Are you going to rate something you bought on Amazon as 1-star, even if it did exactly what it was supposed to, because you already rated another item 5?
That raises an interesting issue. When you’re rating items, do you rate them based within the context of what they are? Or do you incorporate a meta-rating which reflects your opinion of their collective identity?
For example, let’s say you like movies a lot but aren’t as big a fan of books. If you’re rating various items on Amazon, which includes books and movies, do you rate the books on what is effectively a scale of 1-4 while you rate the movies on a scale of 2-5? Or do you effectively have one scale of 1-5 for books and a separate scale of 1-5 for movies?
I feel it’s a matter of better communication. Which I feel is the main purpose of rating systems.

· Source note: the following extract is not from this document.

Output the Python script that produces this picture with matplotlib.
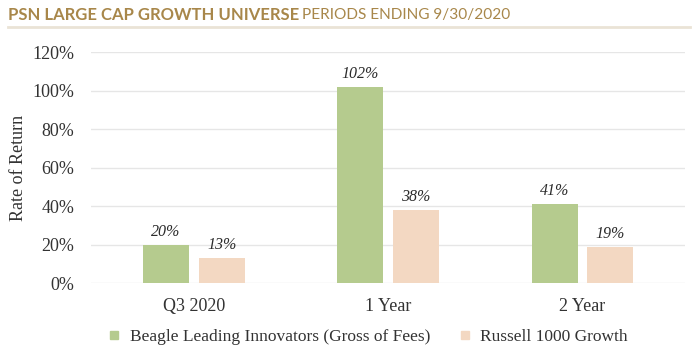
import matplotlib.pyplot as plt
import numpy as np
from matplotlib.ticker import PercentFormatter
from matplotlib.lines import Line2D

periods = ["Q3 2020", "1 Year", "2 Year"]
beagle = [20, 102, 41]
russell = [13, 38, 19]
series_names = ["Beagle Leading Innovators (Gross of Fees)", "Russell 1000 Growth"]

green = "#B5CB8E"
peach = "#F3D8C2"
gold = "#A8874A"
serif = ["Liberation Serif", "DejaVu Serif"]


def main():
    fig = plt.figure(figsize=(7, 3.5), dpi=100)
    ax = fig.add_axes([0.13, 0.191, 0.849, 0.66])

    x = np.arange(len(periods))
    w = 0.237
    off = 0.143
    b1 = ax.bar(x - off, beagle, w, color=green)
    b2 = ax.bar(x + off, russell, w, color=peach)

    for bars, vals in ((b1, beagle), (b2, russell)):
        for b, v in zip(bars, vals):
            ax.text(b.get_x() + b.get_width() / 2, v + 2.5, f"{v}%",
                    ha="center", va="bottom", fontsize=11.5, style="italic",
                    family=serif, color="#2b2b2b")

    ax.set_ylim(0, 120)
    ax.set_yticks(range(0, 121, 20))
    ax.yaxis.set_major_formatter(PercentFormatter(decimals=0))
    ax.set_xlim(-0.53, 2.53)
    ax.set_xticks(x)
    ax.set_xticklabels(periods)
    ax.grid(axis="y", color="#E6E6E6", linewidth=1)
    ax.set_axisbelow(True)
    for s in ax.spines.values():
        s.set_visible(False)
    ax.tick_params(length=0, labelsize=13, labelcolor="#333333")
    ax.tick_params(axis="x", pad=11)
    ax.tick_params(axis="y", pad=12)
    for lab in ax.get_xticklabels() + ax.get_yticklabels():
        lab.set_family(serif)
    ax.set_ylabel("Rate of Return", fontsize=13, family=serif, color="#333333", labelpad=4)

    handles = [Line2D([], [], marker="s", linestyle="", markersize=6, color=green),
               Line2D([], [], marker="s", linestyle="", markersize=6, color=peach)]
    fig.legend(handles, series_names, loc="center", bbox_to_anchor=(0.525, 0.037),
               ncol=2, frameon=False, handlelength=0.8, handletextpad=0.5,
               columnspacing=1.6, prop={"family": serif, "size": 12.5},
               labelcolor="#333333")

    fig.text(0.012, 0.958, "PSN LARGE CAP GROWTH UNIVERSE", fontsize=12,
             fontweight="bold", color=gold, family="Lato", va="center")
    fig.text(0.431, 0.958, "PERIODS ENDING 9/30/2020", fontsize=11.1,
             color=gold, family="Lato", va="center")
    fig.add_artist(Line2D([0.012, 0.986], [0.923, 0.923], color="#EAE3D6", linewidth=2))

    plt.savefig("out.png")


if __name__ == "__main__":
    main()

If I restrict the rating of five for things which I judge perfect and the rating of one for things which I judge I’d rather eat broken glass than use (to borrow Horatius’ phrase) then there will be very few things I give a rating of one or five to. What I will effectively have is a system of ratings on a scale of two to four, with pretty much every item receiving one of three ratings.
I feel a system which used five ratings conveys more information than a system that uses three ratings. Just as a system that rates things on a scale of one to ten gives more information that a binary system that rates things yes or no. The more possible ratings being used in a system, the more detailed the information it conveys.
So I feel if you have a system which includes five possible ratings and then choose to minimize the use of two of those ratings, you’re handicapping the system. You’d do a better job of communicating by using the full range that you have available.